Für jede Reform muss man zwingend die Veto-Mächte gewinnen
Doch Kritiker mögen noch so vehement auf eine Modernisierung der Weltorganisation pochen – revolutionäre Änderungen sind aufgrund der Vormachtstellung der fünf ständigen Mitglieder in naher Zukunft nicht denkbar. «Für jede Reform muss man zwingend die Veto-Mächte gewinnen», sagt Gsteiger. Chancenlos sieht er denn auch die Forderung einiger Mitgliedstaaten, das Veto-Recht komplett abzuschaffen.
Wesentlich vielversprechender sei der Ansatz, die Grossmächte zu verpflichten, zumindest in Fällen von Genozid, Kriegsverbrechen und Verbrechen gegen die Menschlichkeit freiwillig auf ihre Einsprache-Möglichkeit zu verzichten. Die Schweiz engagiere sich diesbezüglich stark. Entsprechende Bestrebungen sind am Laufen und Frankreich hat inzwischen seine Unterstützung signalisiert. «Die Begeisterung Russlands und der USA hält sich hingegen noch in Grenzen», so Gsteiger.

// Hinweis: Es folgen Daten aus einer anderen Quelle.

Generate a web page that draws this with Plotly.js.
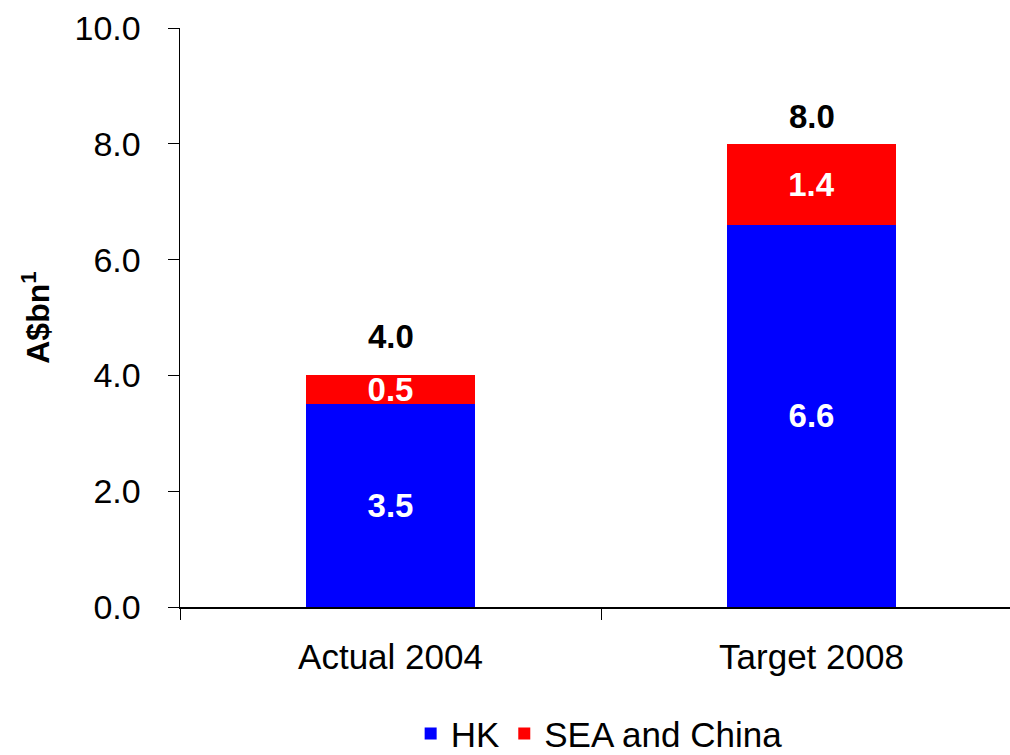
<!DOCTYPE html>
<html>
<head>
<meta charset="utf-8">
<script src="https://cdn.plot.ly/plotly-3.0.1.min.js"></script>
<style>html,body{margin:0;padding:0;background:#fff;}#chart{width:1010px;height:755px;}</style>
</head>
<body>
<div id="chart"></div>
<script>
var categories = ["Actual 2004", "Target 2008"];
var hkValues = [3.5, 6.6];
var seaValues = [0.5, 1.4];
var totals = [4.0, 8.0];
var seriesNames = ["HK", "SEA and China"];

var FONT = "Liberation Sans, Arial, sans-serif";

var traces = [
  {
    type: "bar", name: seriesNames[0], x: categories, y: hkValues,
    marker: {color: "#0000FF"}, width: 0.4,
    text: hkValues.map(function(v){return v.toFixed(1);}),
    textposition: "inside", insidetextanchor: "middle", constraintext: "none",
    textfont: {family: FONT, size: 33, color: "#FFFFFF", weight: "bold"},
    hoverinfo: "skip"
  },
  {
    type: "bar", name: seriesNames[1], x: categories, y: seaValues,
    marker: {color: "#FF0000"}, width: 0.4,
    text: seaValues.map(function(v){return v.toFixed(1);}),
    textposition: "inside", insidetextanchor: "middle", constraintext: "none",
    textfont: {family: FONT, size: 33, color: "#FFFFFF", weight: "bold"},
    hoverinfo: "skip"
  }
];

var totalShifts = [39, 27];
var annotations = totals.map(function(t, i){
  return {
    x: categories[i], y: t, xref: "x", yref: "y",
    text: "<b>" + t.toFixed(1) + "</b>", showarrow: false,
    yanchor: "middle", yshift: totalShifts[i],
    font: {family: FONT, size: 33, color: "#000000"}
  };
});

var layout = {
  width: 1010, height: 755,
  margin: {l: 180, r: 0, t: 28, b: 148, pad: 0, autoexpand: false},
  paper_bgcolor: "#FFFFFF", plot_bgcolor: "#FFFFFF",
  barmode: "stack",
  font: {family: FONT, size: 34, color: "#000000"},
  showlegend: true,
  legend: {
    orientation: "h", x: 0.505, xanchor: "center",
    yref: "container", y: 0.028, yanchor: "middle",
    font: {family: FONT, size: 35, color: "#000000"},
    traceorder: "normal", itemclick: false, itemdoubleclick: false
  },
  xaxis: {
    type: "category", range: [-0.5, 1.5 - 12/421],
    showline: true, linecolor: "#000000", linewidth: 1.5,
    ticks: "outside", tickson: "boundaries", ticklen: 11, tickcolor: "#000000", tickwidth: 1,
    ticklabelstandoff: 18,
    tickfont: {family: FONT, size: 35, color: "#000000"},
    showgrid: false, zeroline: false, fixedrange: true
  },
  yaxis: {
    range: [0, 10], dtick: 2, tick0: 0, tickformat: ".1f",
    showline: true, linecolor: "#000000", linewidth: 1.5,
    ticks: "outside", ticklen: 11, tickcolor: "#000000", tickwidth: 1,
    ticklabelstandoff: 20,
    tickfont: {family: FONT, size: 34, color: "#000000"},
    showgrid: false, zeroline: false, fixedrange: true,
    title: {text: "<b>A$bn<sup>1</sup></b>", standoff: 15, font: {family: FONT, size: 32, color: "#000000"}}
  },
  annotations: annotations
};

Plotly.newPlot("chart", traces, layout, {displayModeBar: false, staticPlot: true});
</script>
</body>
</html>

«Steter Tropfen höhlt den Stein»
Eine weitere mögliche Reform wäre die Schaffung neuer permanenter Sitze im Sicherheitsrat. Der ganz grosse Wandel dürfe im Moment zwar nicht erwartet werden. «Doch steter Tropfen höhlt den Stein», findet Gsteiger. «Zwingen lassen sich die Veto-Mächte zu nichts. Aber die Mitgliedstaaten können sich weiter zusammenschliessen und Druck auf die ‹Permanent 5› ausüben.»
Zudem gehe oft vergessen, dass bereits einige, nicht unbedeutende, Reformen durchgesetzt worden seien. «Der Sicherheitsrat ist insgesamt transparenter geworden und muss mehr Rechenschaft ablegen – auch dank den Bemühungen der Schweiz.»